The video appears to have been recorded by a student in Riverside, California, during a math lesson and posted on social media by another person. CNN has repeatedly attempted to contact the person that posted the videos online.
In the video, a teacher is seen wearing a headdress made of paper simulating feathers and dancing around the classroom while chanting “SohCahToa” — a mnemonic used to remember sine, cosine and tangent, which are the three main functions in trigonometry.
At one point, the video shows the teacher making references to a “rock god” and “water goddess.”
In a statement Thursday, the Riverside Unified School District confirmed one of its teachers was seen in the video and has been placed on leave while an investigation is conducted.
The district did not identify the teacher. CNN has reached out to the teachers’ union and the teacher for comment but has not received a response.
“These behaviors are completely unacceptable and an offensive depiction of the vast and expansive Native American cultures and practices,” the district said. “Her actions do not represent the values of our district.”
The district noted its commitment to implement “inclusive practices and policies” and said it will be working to regain the trust of the school community.
Crystal Echo Hawk, founder and executive director of IllumiNative, a prominent group focused on increasing the visibility of Indigenous people, said the teacher’s behavior was “extremely disrespectful and unacceptable.”

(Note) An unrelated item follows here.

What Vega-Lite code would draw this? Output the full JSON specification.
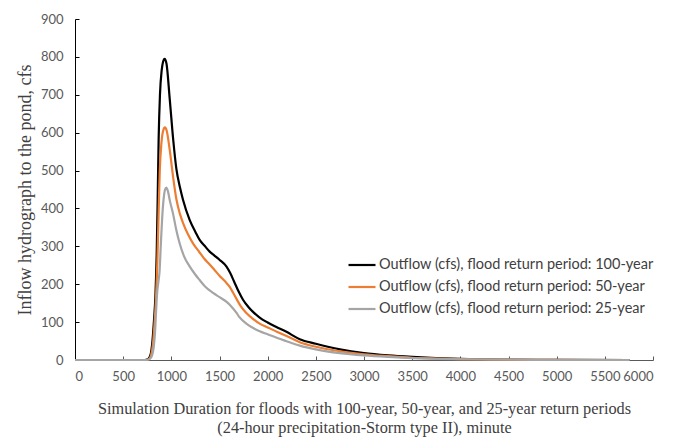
{
  "$schema": "https://vega.github.io/schema/vega-lite/v6.json",
  "width": 578,
  "height": 341,
  "autosize": {"type": "none"},
  "padding": {"left": 75, "top": 19, "right": 28, "bottom": 80},
  "background": "white",
  "config": {"view": {"stroke": null}},
  "datasets": {
    "flows": [
      {"t": 0, "q": 0, "s": "Outflow (cfs), flood return period: 100-year"},
      {"t": 600, "q": 0, "s": "Outflow (cfs), flood return period: 100-year"},
      {"t": 720, "q": 0, "s": "Outflow (cfs), flood return period: 100-year"},
      {"t": 760, "q": 3, "s": "Outflow (cfs), flood return period: 100-year"},
      {"t": 785, "q": 15, "s": "Outflow (cfs), flood return period: 100-year"},
      {"t": 800, "q": 40, "s": "Outflow (cfs), flood return period: 100-year"},
      {"t": 820, "q": 105, "s": "Outflow (cfs), flood return period: 100-year"},
      {"t": 835, "q": 170, "s": "Outflow (cfs), flood return period: 100-year"},
      {"t": 848, "q": 280, "s": "Outflow (cfs), flood return period: 100-year"},
      {"t": 858, "q": 420, "s": "Outflow (cfs), flood return period: 100-year"},
      {"t": 868, "q": 580, "s": "Outflow (cfs), flood return period: 100-year"},
      {"t": 882, "q": 700, "s": "Outflow (cfs), flood return period: 100-year"},
      {"t": 900, "q": 765, "s": "Outflow (cfs), flood return period: 100-year"},
      {"t": 915, "q": 788, "s": "Outflow (cfs), flood return period: 100-year"},
      {"t": 931, "q": 795, "s": "Outflow (cfs), flood return period: 100-year"},
      {"t": 950, "q": 782, "s": "Outflow (cfs), flood return period: 100-year"},
      {"t": 983, "q": 690, "s": "Outflow (cfs), flood return period: 100-year"},
      {"t": 1020, "q": 580, "s": "Outflow (cfs), flood return period: 100-year"},
      {"t": 1052, "q": 505, "s": "Outflow (cfs), flood return period: 100-year"},
      {"t": 1090, "q": 455, "s": "Outflow (cfs), flood return period: 100-year"},
      {"t": 1121, "q": 423, "s": "Outflow (cfs), flood return period: 100-year"},
      {"t": 1190, "q": 370, "s": "Outflow (cfs), flood return period: 100-year"},
      {"t": 1250, "q": 338, "s": "Outflow (cfs), flood return period: 100-year"},
      {"t": 1294, "q": 317, "s": "Outflow (cfs), flood return period: 100-year"},
      {"t": 1350, "q": 300, "s": "Outflow (cfs), flood return period: 100-year"},
      {"t": 1398, "q": 286, "s": "Outflow (cfs), flood return period: 100-year"},
      {"t": 1450, "q": 275, "s": "Outflow (cfs), flood return period: 100-year"},
      {"t": 1502, "q": 264, "s": "Outflow (cfs), flood return period: 100-year"},
      {"t": 1571, "q": 247, "s": "Outflow (cfs), flood return period: 100-year"},
      {"t": 1610, "q": 230, "s": "Outflow (cfs), flood return period: 100-year"},
      {"t": 1650, "q": 208, "s": "Outflow (cfs), flood return period: 100-year"},
      {"t": 1700, "q": 180, "s": "Outflow (cfs), flood return period: 100-year"},
      {"t": 1744, "q": 159, "s": "Outflow (cfs), flood return period: 100-year"},
      {"t": 1800, "q": 140, "s": "Outflow (cfs), flood return period: 100-year"},
      {"t": 1848, "q": 127, "s": "Outflow (cfs), flood return period: 100-year"},
      {"t": 1917, "q": 112, "s": "Outflow (cfs), flood return period: 100-year"},
      {"t": 2000, "q": 99, "s": "Outflow (cfs), flood return period: 100-year"},
      {"t": 2100, "q": 86, "s": "Outflow (cfs), flood return period: 100-year"},
      {"t": 2190, "q": 75, "s": "Outflow (cfs), flood return period: 100-year"},
      {"t": 2333, "q": 55, "s": "Outflow (cfs), flood return period: 100-year"},
      {"t": 2500, "q": 43, "s": "Outflow (cfs), flood return period: 100-year"},
      {"t": 2750, "q": 28, "s": "Outflow (cfs), flood return period: 100-year"},
      {"t": 3000, "q": 18, "s": "Outflow (cfs), flood return period: 100-year"},
      {"t": 3250, "q": 12, "s": "Outflow (cfs), flood return period: 100-year"},
      {"t": 3500, "q": 8, "s": "Outflow (cfs), flood return period: 100-year"},
      {"t": 3750, "q": 5, "s": "Outflow (cfs), flood return period: 100-year"},
      {"t": 4000, "q": 3, "s": "Outflow (cfs), flood return period: 100-year"},
      {"t": 4500, "q": 1, "s": "Outflow (cfs), flood return period: 100-year"},
      {"t": 5000, "q": 0.3, "s": "Outflow (cfs), flood return period: 100-year"},
      {"t": 5757, "q": 0, "s": "Outflow (cfs), flood return period: 100-year"},

      {"t": 0, "q": 0, "s": "Outflow (cfs), flood return period: 50-year"},
      {"t": 730, "q": 0, "s": "Outflow (cfs), flood return period: 50-year"},
      {"t": 770, "q": 3, "s": "Outflow (cfs), flood return period: 50-year"},
      {"t": 792, "q": 15, "s": "Outflow (cfs), flood return period: 50-year"},
      {"t": 808, "q": 40, "s": "Outflow (cfs), flood return period: 50-year"},
      {"t": 825, "q": 95, "s": "Outflow (cfs), flood return period: 50-year"},
      {"t": 840, "q": 160, "s": "Outflow (cfs), flood return period: 50-year"},
      {"t": 855, "q": 260, "s": "Outflow (cfs), flood return period: 50-year"},
      {"t": 868, "q": 390, "s": "Outflow (cfs), flood return period: 50-year"},
      {"t": 880, "q": 500, "s": "Outflow (cfs), flood return period: 50-year"},
      {"t": 898, "q": 575, "s": "Outflow (cfs), flood return period: 50-year"},
      {"t": 915, "q": 605, "s": "Outflow (cfs), flood return period: 50-year"},
      {"t": 933, "q": 614, "s": "Outflow (cfs), flood return period: 50-year"},
      {"t": 952, "q": 605, "s": "Outflow (cfs), flood return period: 50-year"},
      {"t": 983, "q": 555, "s": "Outflow (cfs), flood return period: 50-year"},
      {"t": 1020, "q": 480, "s": "Outflow (cfs), flood return period: 50-year"},
      {"t": 1052, "q": 425, "s": "Outflow (cfs), flood return period: 50-year"},
      {"t": 1090, "q": 385, "s": "Outflow (cfs), flood return period: 50-year"},
      {"t": 1121, "q": 362, "s": "Outflow (cfs), flood return period: 50-year"},
      {"t": 1170, "q": 333, "s": "Outflow (cfs), flood return period: 50-year"},
      {"t": 1225, "q": 308, "s": "Outflow (cfs), flood return period: 50-year"},
      {"t": 1290, "q": 285, "s": "Outflow (cfs), flood return period: 50-year"},
      {"t": 1340, "q": 268, "s": "Outflow (cfs), flood return period: 50-year"},
      {"t": 1398, "q": 252, "s": "Outflow (cfs), flood return period: 50-year"},
      {"t": 1450, "q": 237, "s": "Outflow (cfs), flood return period: 50-year"},
      {"t": 1502, "q": 222, "s": "Outflow (cfs), flood return period: 50-year"},
      {"t": 1560, "q": 207, "s": "Outflow (cfs), flood return period: 50-year"},
      {"t": 1606, "q": 193, "s": "Outflow (cfs), flood return period: 50-year"},
      {"t": 1640, "q": 178, "s": "Outflow (cfs), flood return period: 50-year"},
      {"t": 1675, "q": 162, "s": "Outflow (cfs), flood return period: 50-year"},
      {"t": 1720, "q": 142, "s": "Outflow (cfs), flood return period: 50-year"},
      {"t": 1779, "q": 124, "s": "Outflow (cfs), flood return period: 50-year"},
      {"t": 1850, "q": 108, "s": "Outflow (cfs), flood return period: 50-year"},
      {"t": 1917, "q": 96, "s": "Outflow (cfs), flood return period: 50-year"},
      {"t": 2000, "q": 86, "s": "Outflow (cfs), flood return period: 50-year"},
      {"t": 2100, "q": 74, "s": "Outflow (cfs), flood return period: 50-year"},
      {"t": 2190, "q": 64, "s": "Outflow (cfs), flood return period: 50-year"},
      {"t": 2333, "q": 47, "s": "Outflow (cfs), flood return period: 50-year"},
      {"t": 2500, "q": 35, "s": "Outflow (cfs), flood return period: 50-year"},
      {"t": 2750, "q": 23, "s": "Outflow (cfs), flood return period: 50-year"},
      {"t": 3000, "q": 15, "s": "Outflow (cfs), flood return period: 50-year"},
      {"t": 3250, "q": 10, "s": "Outflow (cfs), flood return period: 50-year"},
      {"t": 3500, "q": 6, "s": "Outflow (cfs), flood return period: 50-year"},
      {"t": 3750, "q": 4, "s": "Outflow (cfs), flood return period: 50-year"},
      {"t": 4000, "q": 2.5, "s": "Outflow (cfs), flood return period: 50-year"},
      {"t": 4500, "q": 1, "s": "Outflow (cfs), flood return period: 50-year"},
      {"t": 5000, "q": 0.3, "s": "Outflow (cfs), flood return period: 50-year"},
      {"t": 5757, "q": 0, "s": "Outflow (cfs), flood return period: 50-year"},

      {"t": 0, "q": 0, "s": "Outflow (cfs), flood return period: 25-year"},
      {"t": 740, "q": 0, "s": "Outflow (cfs), flood return period: 25-year"},
      {"t": 778, "q": 3, "s": "Outflow (cfs), flood return period: 25-year"},
      {"t": 800, "q": 12, "s": "Outflow (cfs), flood return period: 25-year"},
      {"t": 815, "q": 30, "s": "Outflow (cfs), flood return period: 25-year"},
      {"t": 830, "q": 70, "s": "Outflow (cfs), flood return period: 25-year"},
      {"t": 842, "q": 130, "s": "Outflow (cfs), flood return period: 25-year"},
      {"t": 852, "q": 175, "s": "Outflow (cfs), flood return period: 25-year"},
      {"t": 865, "q": 205, "s": "Outflow (cfs), flood return period: 25-year"},
      {"t": 878, "q": 235, "s": "Outflow (cfs), flood return period: 25-year"},
      {"t": 890, "q": 300, "s": "Outflow (cfs), flood return period: 25-year"},
      {"t": 905, "q": 375, "s": "Outflow (cfs), flood return period: 25-year"},
      {"t": 920, "q": 425, "s": "Outflow (cfs), flood return period: 25-year"},
      {"t": 935, "q": 450, "s": "Outflow (cfs), flood return period: 25-year"},
      {"t": 948, "q": 455, "s": "Outflow (cfs), flood return period: 25-year"},
      {"t": 965, "q": 445, "s": "Outflow (cfs), flood return period: 25-year"},
      {"t": 985, "q": 420, "s": "Outflow (cfs), flood return period: 25-year"},
      {"t": 1017, "q": 387, "s": "Outflow (cfs), flood return period: 25-year"},
      {"t": 1050, "q": 345, "s": "Outflow (cfs), flood return period: 25-year"},
      {"t": 1086, "q": 308, "s": "Outflow (cfs), flood return period: 25-year"},
      {"t": 1130, "q": 275, "s": "Outflow (cfs), flood return period: 25-year"},
      {"t": 1190, "q": 247, "s": "Outflow (cfs), flood return period: 25-year"},
      {"t": 1250, "q": 225, "s": "Outflow (cfs), flood return period: 25-year"},
      {"t": 1294, "q": 211, "s": "Outflow (cfs), flood return period: 25-year"},
      {"t": 1350, "q": 194, "s": "Outflow (cfs), flood return period: 25-year"},
      {"t": 1433, "q": 177, "s": "Outflow (cfs), flood return period: 25-year"},
      {"t": 1500, "q": 166, "s": "Outflow (cfs), flood return period: 25-year"},
      {"t": 1571, "q": 154, "s": "Outflow (cfs), flood return period: 25-year"},
      {"t": 1620, "q": 142, "s": "Outflow (cfs), flood return period: 25-year"},
      {"t": 1675, "q": 125, "s": "Outflow (cfs), flood return period: 25-year"},
      {"t": 1707, "q": 113, "s": "Outflow (cfs), flood return period: 25-year"},
      {"t": 1779, "q": 96, "s": "Outflow (cfs), flood return period: 25-year"},
      {"t": 1845, "q": 85, "s": "Outflow (cfs), flood return period: 25-year"},
      {"t": 1917, "q": 76, "s": "Outflow (cfs), flood return period: 25-year"},
      {"t": 2000, "q": 68, "s": "Outflow (cfs), flood return period: 25-year"},
      {"t": 2100, "q": 58, "s": "Outflow (cfs), flood return period: 25-year"},
      {"t": 2190, "q": 50, "s": "Outflow (cfs), flood return period: 25-year"},
      {"t": 2333, "q": 38, "s": "Outflow (cfs), flood return period: 25-year"},
      {"t": 2500, "q": 28, "s": "Outflow (cfs), flood return period: 25-year"},
      {"t": 2750, "q": 18, "s": "Outflow (cfs), flood return period: 25-year"},
      {"t": 3000, "q": 12, "s": "Outflow (cfs), flood return period: 25-year"},
      {"t": 3250, "q": 8, "s": "Outflow (cfs), flood return period: 25-year"},
      {"t": 3500, "q": 5, "s": "Outflow (cfs), flood return period: 25-year"},
      {"t": 3750, "q": 3, "s": "Outflow (cfs), flood return period: 25-year"},
      {"t": 4000, "q": 2, "s": "Outflow (cfs), flood return period: 25-year"},
      {"t": 4500, "q": 0.8, "s": "Outflow (cfs), flood return period: 25-year"},
      {"t": 5000, "q": 0.2, "s": "Outflow (cfs), flood return period: 25-year"},
      {"t": 5757, "q": 0, "s": "Outflow (cfs), flood return period: 25-year"}
    ]
  },
  "data": {"name": "flows"},
  "mark": {"type": "line", "interpolate": "monotone", "strokeWidth": 2.2},
  "encoding": {
    "x": {
      "field": "t", "type": "quantitative",
      "scale": {"domain": [0, 6000], "nice": false},
      "axis": {
        "values": [0, 500, 1000, 1500, 2000, 2500, 3000, 3500, 4000, 4500, 5000, 5500, 6000],
        "format": "d",
        "grid": false, "domainColor": "#595959", "domainWidth": 1,
        "tickColor": "#595959", "tickSize": -4, "labelPadding": 14,
        "labelFont": "Lato", "labelFontSize": 13, "labelColor": "#595959",
        "title": ["Simulation Duration for floods with 100-year, 50-year, and 25-year return periods", "(24-hour precipitation-Storm type II), minute"],
        "titleFont": "Liberation Serif", "titleFontSize": 16.3, "titleFontWeight": "normal",
        "titleColor": "#404040", "titlePadding": 17, "titleLineHeight": 19
      }
    },
    "y": {
      "field": "q", "type": "quantitative",
      "scale": {"domain": [0, 900], "nice": false},
      "axis": {
        "values": [0, 100, 200, 300, 400, 500, 600, 700, 800, 900],
        "format": "d",
        "grid": false, "domainColor": "#000000", "domainWidth": 1,
        "tickColor": "#000000", "tickSize": -4, "labelPadding": 16,
        "labelFont": "Lato", "labelFontSize": 13, "labelColor": "#595959",
        "title": "Inflow hydrograph to the pond, cfs",
        "titleFont": "Liberation Serif", "titleFontSize": 18, "titleFontWeight": "normal",
        "titleColor": "#404040", "titlePadding": 6
      }
    },
    "color": {
      "field": "s", "type": "nominal",
      "scale": {
        "domain": ["Outflow (cfs), flood return period: 100-year", "Outflow (cfs), flood return period: 50-year", "Outflow (cfs), flood return period: 25-year"],
        "range": ["#000000", "#ED7D31", "#A5A5A5"]
      },
      "legend": {
        "title": null, "orient": "none", "legendX": 272, "legendY": 231,
        "symbolType": "stroke", "symbolSize": 729, "symbolStrokeWidth": 2.2,
        "labelFont": "Lato", "labelFontSize": 14.5, "labelColor": "#404040",
        "labelOffset": 2, "rowPadding": -4, "labelLimit": 400
      }
    }
  }
}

“The behavior demonstrated by this California teacher is incredibly harmful to Native youth. We must set a higher standard of training for educators to prevent racism and discrimination from occurring in the classroom — especially by faculty,” Echo Hawk said in a statement.
The incident is an example of the need for cultural competency training for teachers and how Native American history is underrepresented and inaccurate in classrooms across the country, Echo Hawk said.